The study involved 1,125 African American patients newly diagnosed with cancer and screened between 2001 and 2007. While the national average for African American participation in clinical trials is between 2 and 4 percent, the program at Meharry was able to enlist into trials up to 25 percent of all patients who were interviewed.

From 2001 to 2004, 569 patients were screened by the newly trained researchers, who were part of the permanent medical staff and fully integrated into the provision of clinical care. While only 164 were matched to a study, 95 agreed to enroll. This was 17 percent of those screened, but 58 percent of those who were eligible.

After an evaluation of these results, the researchers refined their techniques and began a new dataset in 2005. Through 2007, of 556 patients screened, 80 percent (138 of the 172 patients deemed eligible) agreed to participate in a trial. Combining the two datasets over 7 years, 68 percent of those eligible agreed to participate.

Navigating Cultural Roadblocks

“The program at Meharry proves once again that African Americans are just as willing to participate in trials if the persistent barriers that we know about can be overcome,” said Dr. Harold Freeman, president of the Ralph Lauren Center for Cancer Care and Prevention in New York City and national leader on patient navigation.

“We have to explicitly invite minorities, make them feel welcome, communicate clearly what the research is about in a culturally sensitive manner, earn their trust, and ensure true access” by mitigating such factors as ability to pay and transportation, explained Dr. Freeman, a former director of NCI’s Center to Reduce Cancer Health Disparities. When this happens, he continued, they are just as likely to participate as are non-Hispanic whites.

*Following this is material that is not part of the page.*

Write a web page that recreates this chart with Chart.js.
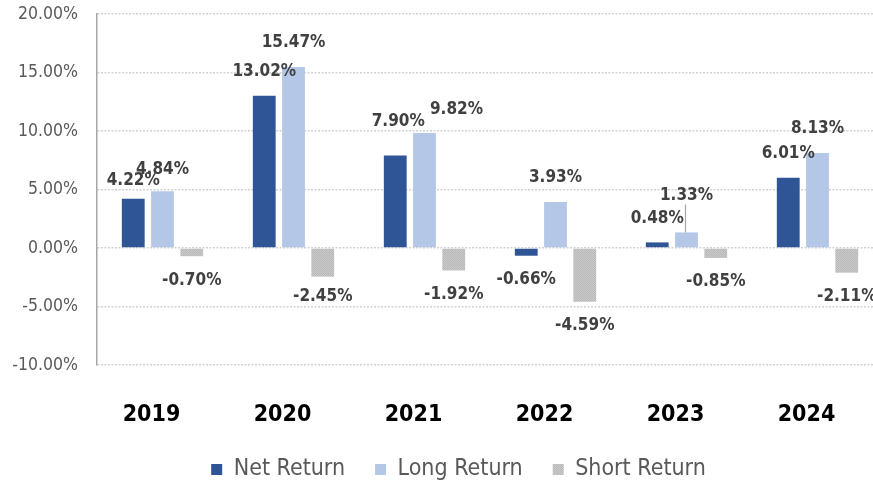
<!DOCTYPE html>
<html>
<head>
<meta charset="utf-8">
<script src="https://cdn.jsdelivr.net/npm/chart.js@4.4.1/dist/chart.umd.min.js"></script>
<style>
  html, body { margin: 0; padding: 0; background: #fff; overflow: hidden; }
  #wrap { width: 900px; height: 484px; }
</style>
</head>
<body>
<div id="wrap"><canvas id="chart" width="900" height="484"></canvas></div>
<script>
// Data
const years = ['2019', '2020', '2021', '2022', '2023', '2024'];
const netReturn = [4.22, 13.02, 7.90, -0.66, 0.48, 6.01];
const longReturn = [4.84, 15.47, 9.82, 3.93, 1.33, 8.13];
const shortReturn = [-0.70, -2.45, -1.92, -4.59, -0.85, -2.11];
const yTicks = [-10, -5, 0, 5, 10, 15, 20];

// label nudges (dataset, index) -> [dx, dy], and leader lines
const labelNudge = {
  '0-0': [0, 6], '1-0': [0, 2], '2-1': [0, -4],
  '0-2': [3, -10], '1-2': [32, 0], '1-4': [0, -13]
};
const leaderLines = ['1-4'];
const LABEL_GAP = 24;
const FONT = '"DejaVu Sans Condensed", "Liberation Sans Narrow", sans-serif';

// dotted grey fill for the short bars
function makePattern() {
  const c = document.createElement('canvas');
  c.width = 2; c.height = 2;
  const g = c.getContext('2d');
  g.fillStyle = '#c9c9c9'; g.fillRect(0, 0, 2, 2);
  g.fillStyle = '#b9b9b9'; g.fillRect(0, 0, 1, 1); g.fillRect(1, 1, 1, 1);
  return g.createPattern(c, 'repeat');
}

const barLabels = {
  id: 'barLabels',
  afterDatasetsDraw(chart) {
    const ctx = chart.ctx;
    ctx.save();
    ctx.font = 'bold 17px ' + FONT;
    ctx.fillStyle = '#404040';
    ctx.textAlign = 'center';
    ctx.textBaseline = 'middle';
    chart.data.datasets.forEach((ds, i) => {
      const meta = chart.getDatasetMeta(i);
      meta.data.forEach((bar, j) => {
        const v = ds.data[j];
        const key = i + '-' + j;
        const n = labelNudge[key] || [0, 0];
        const x = bar.x + n[0];
        const y = (v >= 0 ? bar.y - LABEL_GAP : bar.y + LABEL_GAP) + n[1];
        if (leaderLines.includes(key)) {
          ctx.save();
          ctx.strokeStyle = '#a6a6a6';
          ctx.lineWidth = 1.2;
          ctx.beginPath();
          ctx.moveTo(bar.x - 1, bar.y);
          ctx.lineTo(bar.x - 1, y + 9);
          ctx.stroke();
          ctx.restore();
        }
        ctx.fillText(v.toFixed(2) + '%', x, y);
      });
    });
    ctx.restore();
  }
};

const legendShift = {
  id: 'legendShift',
  afterLayout(chart) {
    const l = chart.legend;
    l.left += 17; l.right += 17;
    l.top += 7; l.bottom += 7;
  }
};

const ctx = document.getElementById('chart').getContext('2d');
const chart = new Chart(ctx, {
  type: 'bar',
  data: {
    labels: years,
    datasets: [
      { label: 'Net Return', data: netReturn, backgroundColor: '#2f5597' },
      { label: 'Long Return', data: longReturn, backgroundColor: '#b4c7e7' },
      { label: 'Short Return', data: shortReturn, backgroundColor: makePattern() }
    ]
  },
  options: {
    responsive: false,
    animation: false,
    categoryPercentage: 0.67,
    barPercentage: 0.78,
    layout: { padding: { left: 0, right: 17, top: 14, bottom: 0 } },
    scales: {
      x: {
        grid: { display: false, drawTicks: false },
        border: { display: false },
        ticks: {
          color: '#000',
          font: { family: FONT, size: 23, weight: 'bold' },
          padding: 36,
          labelOffset: -11
        },
        afterFit(scale) {
          const lh = scale.chart.legend ? scale.chart.legend.height : 0;
          scale.height = 484 - 365 - lh;
        }
      },
      y: {
        min: -10,
        max: 20,
        afterBuildTicks(scale) {
          scale.ticks = yTicks.map(v => ({ value: v }));
        },
        grid: { color: '#d2d2d2', lineWidth: 1.5, drawTicks: false },
        border: { display: true, color: '#a6a6a6', width: 1.5, dash: [2, 1.5] },
        ticks: {
          color: '#595959',
          font: { family: FONT, size: 17.5 },
          padding: 19,
          callback: v => v.toFixed(2) + '%'
        },
        afterFit(scale) {
          scale.width = 97;
          scale.paddingTop = 0;
          scale.paddingBottom = 0;
        }
      }
    },
    plugins: {
      legend: {
        position: 'bottom',
        labels: {
          color: '#595959',
          font: { family: FONT, size: 23 },
          boxWidth: 11,
          boxHeight: 11,
          padding: 30
        }
      },
      tooltip: { enabled: false }
    }
  },
  plugins: [barLabels, legendShift]
});
</script>
</body>
</html>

A Model of Old-fashioned Virtues

Over the course of 7 years, the researchers at Meharry have evolved and refined a culturally sensitive program that Dr. Wujcik believes can be replicated at other community hospitals. However, their success in this case owes much to the partnership with Vanderbilt-Ingram.

Dr. Wujcik explained one practical example. Meharry does not have the radiation facilities that many patients require, so often a patient will receive chemotherapy at Nashville General, and then go to Vanderbilt 4 miles away for radiotherapy. Even though Medicaid can reimburse the cost of transportation, patients who don’t have someone to drive them or the money to take a cab could have their treatment seriously jeopardized.

Nurse navigators who can focus on such details have become an integral part of the clinical trials office system, Dr. Wujcik noted, and a private fund has been established to pay for cab fare when it is needed. It is the lack of “simple services like these that can often have patients falling through the cracks,” she said.

“We also knew that often the clinical trial option is offered as an afterthought, which can lead to mistrust among African Americans if they perceive the research not to be to their benefit,” explained Dr. Wujcik. “We monitor the clinic prospectively. When a patient first learns the results of their biopsy and receives a diagnosis, the list of treatment options already includes any clinical trials they are eligible for.”

Meharry has an established patient navigation program and a patient’s personal circumstances have been woven into this initial meeting. When patients first receive a cancer diagnosis and learn what their prospects might be, the discussion can be difficult, added Dr. Wujcik. Yet it can also provide a crucial opportunity to signal that they can expect trustworthy and personal care.

“The benefits of this partnership clearly run in both directions,” noted Dr. Worta McCaskill-Stevens, who helped design and direct NCI’s MB-CCOP program. “Not only does Meharry effectively expand their resources to include the major academic structure at Vanderbilt, but they also provide a real-world community context for young researchers in training––at both institutions––to appreciate the deeper human side of cancer research.”